The youth are deeply concerned about the pervasive nature of corruption, leading to massive diversion and siphoning of state resources for investment in social infrastructure, education and professional training.
They, therefore, urged governments to swiftly initiate criminal prosecution and stiffer punishments including longer jail terms and confiscation of assets of corrupt officials.
The AYGC was organised by the Youth Bridge Foundation (YBF) in collaboration with the National Youth Authority (NYA).
It was attended by about 140 youths (120 delegates and 20 Committee Chair-Persons) from 32 African countries and the Diaspora.
They were to critically assess the Africa Union’s Agenda 2063 under the theme: “Partnership for Youth Development, Key Building Africa beyond Aid.”
The youth recommended for the creation of independent regional anti-corruption bodies and effective coordination of their activities, where member states served as checks on each other.
They emphasised community forums to discuss governmental institutions and hold duty bearers accountable for transparency.

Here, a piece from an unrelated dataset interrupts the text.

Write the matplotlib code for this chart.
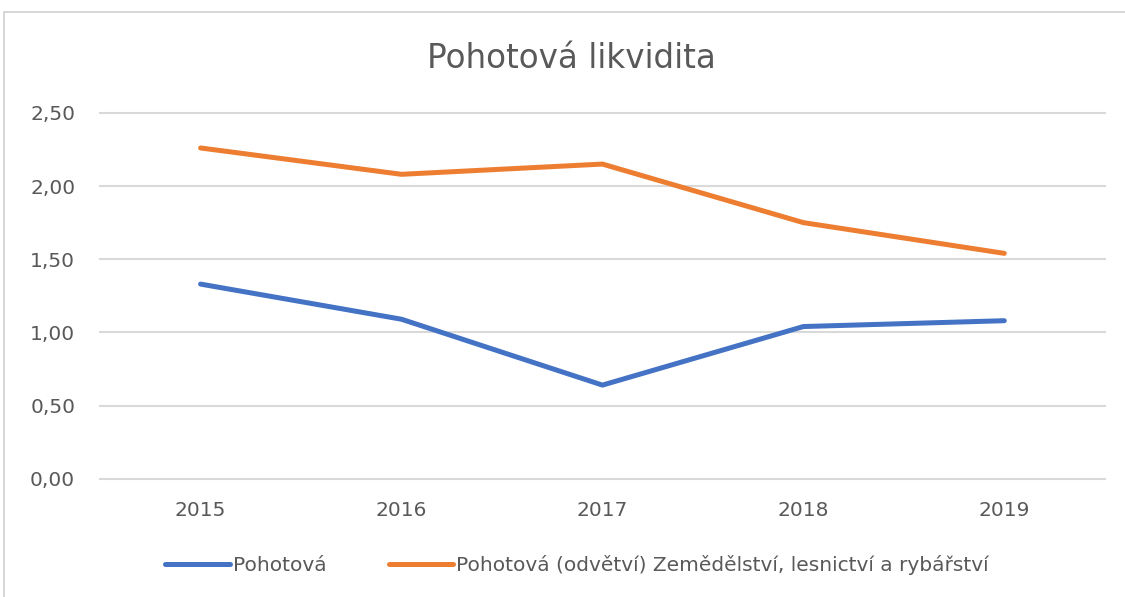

They called on all stakeholders: the youth, legal officers, law enforcement officers and politicians to be actively involved in the discussions and solutions to eradicate the incidence of selective justice.
Concerned about the ignorance of institutionalised systems to address challenges in the legal sector, the youth further admonished African governments to focus on alternate dispute resolution mechanisms to ensure speedy and effective delivery of justice.
Mr Seth Oteng, the Executive Director for Youth Bridge Foundation, explained that the AYGC had since its inception in 2009, served as an important platform for grooming young people in Africa and the Diaspora, on leadership and community impact among other topics.